Repeat the material verbatim. Images are excluded from the copy.
◇ ◇ ◇
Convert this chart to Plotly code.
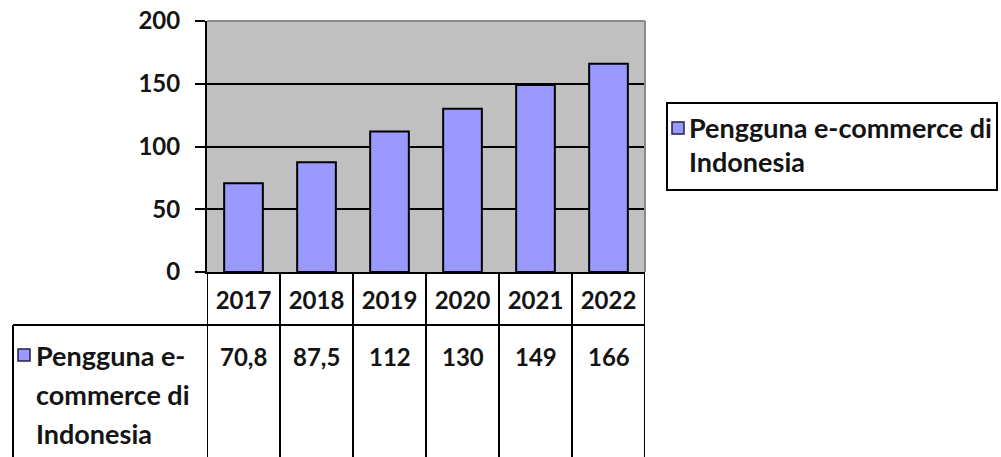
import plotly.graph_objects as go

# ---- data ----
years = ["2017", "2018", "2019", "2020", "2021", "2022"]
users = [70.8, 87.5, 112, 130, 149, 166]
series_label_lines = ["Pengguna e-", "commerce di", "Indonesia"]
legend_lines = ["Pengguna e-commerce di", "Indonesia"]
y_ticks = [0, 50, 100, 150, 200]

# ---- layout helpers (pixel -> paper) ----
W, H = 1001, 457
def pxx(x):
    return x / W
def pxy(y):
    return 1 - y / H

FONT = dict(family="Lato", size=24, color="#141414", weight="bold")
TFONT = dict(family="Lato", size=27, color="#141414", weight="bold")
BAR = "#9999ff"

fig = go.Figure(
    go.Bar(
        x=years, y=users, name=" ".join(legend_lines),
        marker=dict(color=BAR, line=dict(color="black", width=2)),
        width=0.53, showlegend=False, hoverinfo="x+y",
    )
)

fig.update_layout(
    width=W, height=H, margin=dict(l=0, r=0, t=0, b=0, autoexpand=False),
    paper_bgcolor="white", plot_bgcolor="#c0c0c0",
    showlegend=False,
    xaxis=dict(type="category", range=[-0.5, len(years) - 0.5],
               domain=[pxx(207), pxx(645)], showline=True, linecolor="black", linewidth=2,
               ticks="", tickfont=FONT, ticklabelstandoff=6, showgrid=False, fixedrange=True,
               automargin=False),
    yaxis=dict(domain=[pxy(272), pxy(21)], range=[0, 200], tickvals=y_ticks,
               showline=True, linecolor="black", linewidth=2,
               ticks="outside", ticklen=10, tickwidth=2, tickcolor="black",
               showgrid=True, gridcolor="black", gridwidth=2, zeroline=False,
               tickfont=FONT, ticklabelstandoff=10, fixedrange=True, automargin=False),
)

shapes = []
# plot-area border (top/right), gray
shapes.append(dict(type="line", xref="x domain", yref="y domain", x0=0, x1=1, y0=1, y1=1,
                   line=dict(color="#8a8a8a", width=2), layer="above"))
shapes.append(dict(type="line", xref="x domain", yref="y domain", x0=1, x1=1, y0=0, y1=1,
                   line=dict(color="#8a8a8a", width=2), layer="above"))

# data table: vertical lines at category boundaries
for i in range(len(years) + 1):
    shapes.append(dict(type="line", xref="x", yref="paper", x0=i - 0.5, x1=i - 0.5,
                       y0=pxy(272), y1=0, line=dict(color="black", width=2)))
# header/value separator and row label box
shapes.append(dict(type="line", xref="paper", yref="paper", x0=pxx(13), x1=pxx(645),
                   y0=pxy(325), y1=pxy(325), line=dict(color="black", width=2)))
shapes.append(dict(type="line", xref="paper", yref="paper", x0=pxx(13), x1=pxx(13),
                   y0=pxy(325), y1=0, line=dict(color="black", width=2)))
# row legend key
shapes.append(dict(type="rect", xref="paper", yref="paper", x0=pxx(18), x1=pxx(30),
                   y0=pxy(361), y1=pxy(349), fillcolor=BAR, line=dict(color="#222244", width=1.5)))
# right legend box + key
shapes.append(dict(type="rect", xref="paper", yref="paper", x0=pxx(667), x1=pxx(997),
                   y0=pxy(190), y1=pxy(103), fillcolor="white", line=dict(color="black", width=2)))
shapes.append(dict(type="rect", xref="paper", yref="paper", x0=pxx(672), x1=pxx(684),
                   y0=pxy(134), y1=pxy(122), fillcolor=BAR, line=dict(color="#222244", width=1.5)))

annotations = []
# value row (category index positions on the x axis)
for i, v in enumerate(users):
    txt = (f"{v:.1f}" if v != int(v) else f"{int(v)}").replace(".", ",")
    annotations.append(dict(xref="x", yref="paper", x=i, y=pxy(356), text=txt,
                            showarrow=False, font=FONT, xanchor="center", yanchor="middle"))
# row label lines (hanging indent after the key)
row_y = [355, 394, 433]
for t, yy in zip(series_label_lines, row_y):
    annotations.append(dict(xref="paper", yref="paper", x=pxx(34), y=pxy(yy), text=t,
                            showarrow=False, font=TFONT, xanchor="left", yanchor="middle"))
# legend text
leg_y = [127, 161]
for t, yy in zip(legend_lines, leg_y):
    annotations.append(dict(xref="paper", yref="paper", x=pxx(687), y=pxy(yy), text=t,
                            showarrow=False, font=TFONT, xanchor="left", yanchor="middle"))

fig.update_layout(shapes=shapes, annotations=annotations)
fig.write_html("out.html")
◇ ◇ ◇
▶ _TASK SOLUTION_:
Convert this chart to Plotly code.
import plotly.graph_objects as go

# ---- data ----
years = ["2017", "2018", "2019", "2020", "2021", "2022"]
users = [70.8, 87.5, 112, 130, 149, 166]
series_label_lines = ["Pengguna e-", "commerce di", "Indonesia"]
legend_lines = ["Pengguna e-commerce di", "Indonesia"]
y_ticks = [0, 50, 100, 150, 200]

# ---- layout helpers (pixel -> paper) ----
W, H = 1001, 457
def pxx(x):
    return x / W
def pxy(y):
    return 1 - y / H

FONT = dict(family="Lato", size=24, color="#141414", weight="bold")
TFONT = dict(family="Lato", size=27, color="#141414", weight="bold")
BAR = "#9999ff"

fig = go.Figure(
    go.Bar(
        x=years, y=users, name=" ".join(legend_lines),
        marker=dict(color=BAR, line=dict(color="black", width=2)),
        width=0.53, showlegend=False, hoverinfo="x+y",
    )
)

fig.update_layout(
    width=W, height=H, margin=dict(l=0, r=0, t=0, b=0, autoexpand=False),
    paper_bgcolor="white", plot_bgcolor="#c0c0c0",
    showlegend=False,
    xaxis=dict(type="category", range=[-0.5, len(years) - 0.5],
               domain=[pxx(207), pxx(645)], showline=True, linecolor="black", linewidth=2,
               ticks="", tickfont=FONT, ticklabelstandoff=6, showgrid=False, fixedrange=True,
               automargin=False),
    yaxis=dict(domain=[pxy(272), pxy(21)], range=[0, 200], tickvals=y_ticks,
               showline=True, linecolor="black", linewidth=2,
               ticks="outside", ticklen=10, tickwidth=2, tickcolor="black",
               showgrid=True, gridcolor="black", gridwidth=2, zeroline=False,
               tickfont=FONT, ticklabelstandoff=10, fixedrange=True, automargin=False),
)

shapes = []
# plot-area border (top/right), gray
shapes.append(dict(type="line", xref="x domain", yref="y domain", x0=0, x1=1, y0=1, y1=1,
                   line=dict(color="#8a8a8a", width=2), layer="above"))
shapes.append(dict(type="line", xref="x domain", yref="y domain", x0=1, x1=1, y0=0, y1=1,
                   line=dict(color="#8a8a8a", width=2), layer="above"))

# data table: vertical lines at category boundaries
for i in range(len(years) + 1):
    shapes.append(dict(type="line", xref="x", yref="paper", x0=i - 0.5, x1=i - 0.5,
                       y0=pxy(272), y1=0, line=dict(color="black", width=2)))
# header/value separator and row label box
shapes.append(dict(type="line", xref="paper", yref="paper", x0=pxx(13), x1=pxx(645),
                   y0=pxy(325), y1=pxy(325), line=dict(color="black", width=2)))
shapes.append(dict(type="line", xref="paper", yref="paper", x0=pxx(13), x1=pxx(13),
                   y0=pxy(325), y1=0, line=dict(color="black", width=2)))
# row legend key
shapes.append(dict(type="rect", xref="paper", yref="paper", x0=pxx(18), x1=pxx(30),
                   y0=pxy(361), y1=pxy(349), fillcolor=BAR, line=dict(color="#222244", width=1.5)))
# right legend box + key
shapes.append(dict(type="rect", xref="paper", yref="paper", x0=pxx(667), x1=pxx(997),
                   y0=pxy(190), y1=pxy(103), fillcolor="white", line=dict(color="black", width=2)))
shapes.append(dict(type="rect", xref="paper", yref="paper", x0=pxx(672), x1=pxx(684),
                   y0=pxy(134), y1=pxy(122), fillcolor=BAR, line=dict(color="#222244", width=1.5)))

annotations = []
# value row (category index positions on the x axis)
for i, v in enumerate(users):
    txt = (f"{v:.1f}" if v != int(v) else f"{int(v)}").replace(".", ",")
    annotations.append(dict(xref="x", yref="paper", x=i, y=pxy(356), text=txt,
                            showarrow=False, font=FONT, xanchor="center", yanchor="middle"))
# row label lines (hanging indent after the key)
row_y = [355, 394, 433]
for t, yy in zip(series_label_lines, row_y):
    annotations.append(dict(xref="paper", yref="paper", x=pxx(34), y=pxy(yy), text=t,
                            showarrow=False, font=TFONT, xanchor="left", yanchor="middle"))
# legend text
leg_y = [127, 161]
for t, yy in zip(legend_lines, leg_y):
    annotations.append(dict(xref="paper", yref="paper", x=pxx(687), y=pxy(yy), text=t,
                            showarrow=False, font=TFONT, xanchor="left", yanchor="middle"))

fig.update_layout(shapes=shapes, annotations=annotations)
fig.write_html("out.html")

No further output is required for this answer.